O CPC promoveu ainda feiras de livros acompanhadas de shows de música - para os quais convidavam os "sambistas do morro", Zé Kéti, Nelson Cavaquinho e Cartola - que contaram com a adesão de Vinícius de Moraes e Nara Leão (foto abaixo com Cartola, Nara, Zé Keti e Nelson Cavaquinho).

A coleção Cadernos Brasileiros e a Revista Civilização Brasileira, editadas por Ênio Silveira, e História Nova, organizada por Nelson Werneck Sodré, sugeriam a intensa colaboração entre os intelectuais do ISEB e do CPC. No campo das artes plásticas, de menor destaque que as demais, colaboram Júlio Vieira, Eurico Abreu, Delson Pitanga e Carlos Scliar.

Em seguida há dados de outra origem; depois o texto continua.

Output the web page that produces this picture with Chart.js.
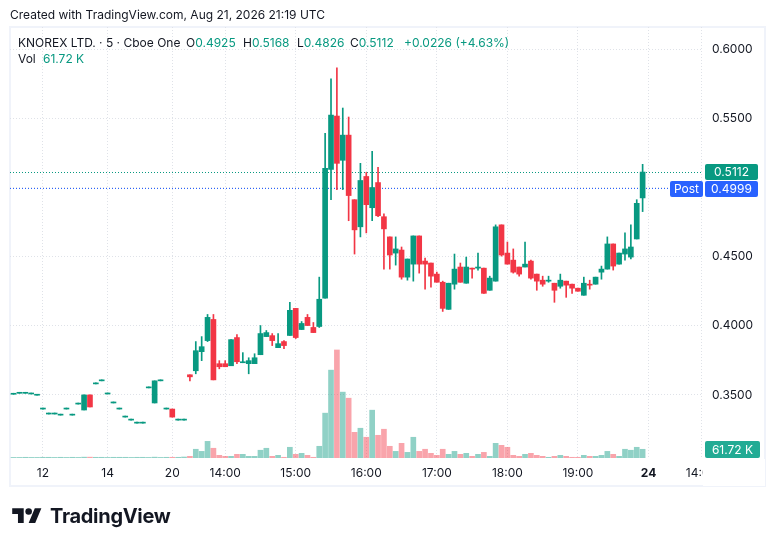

Embora a experiência do CPC tenha dado frutos em outras regiões do país - em Belo Horizonte, por exemplo, onde atuava o poeta Afonso Romano de Sant'Ana -, o seu locus era o Rio de Janeiro. Depoimentos indicavam que as tentativas de trazer o CPC para São Paulo, por exemplo, fracassam em função da hegemonia do Teatro de Arena na cidade.

O golpe militar de 1964 trouxe consigo o fechamento do CPC, a prisão de artistas e intelectuais, e o exílio político. Mesmo assim, ecos do projeto cepecista reverberaram em iniciativas posteriores, como no célebre show Opinião, em 1964, de Oduvaldo Vianna Filho, Armando Costa e Paulo Pontes, que reuniu Zé Kéti, João do Vale e Nara Leão. O espetáculo possuia certa  afinidade com o CPC, na medida em que defendia ser a arte "tanto mais expressiva" quanto mais tivesse uma "opinião", quanto mais se colocasse como instrumento de divulgação de conteúdos políticos. 

A importância da experiência do CPC na ocasião não deveria  desviar a atenção de outros movimentos e artistas que atuavam na década de 1960, muitas vezes também a partir de um compromisso com a pauta nacional e popular, mas que não aderissem ao projeto do grupo cepecista, por exemplo Glauber Rocha e Hélio Oiticica.

Isto, no entanto, não significou afirmar a falta de conexão entre seus trabalhos e o de integrantes do CPC. Oiticica, por exemplo, projetou a obra Cães de Caça, que contém o Poema Enterrado, de Ferreira Gullar.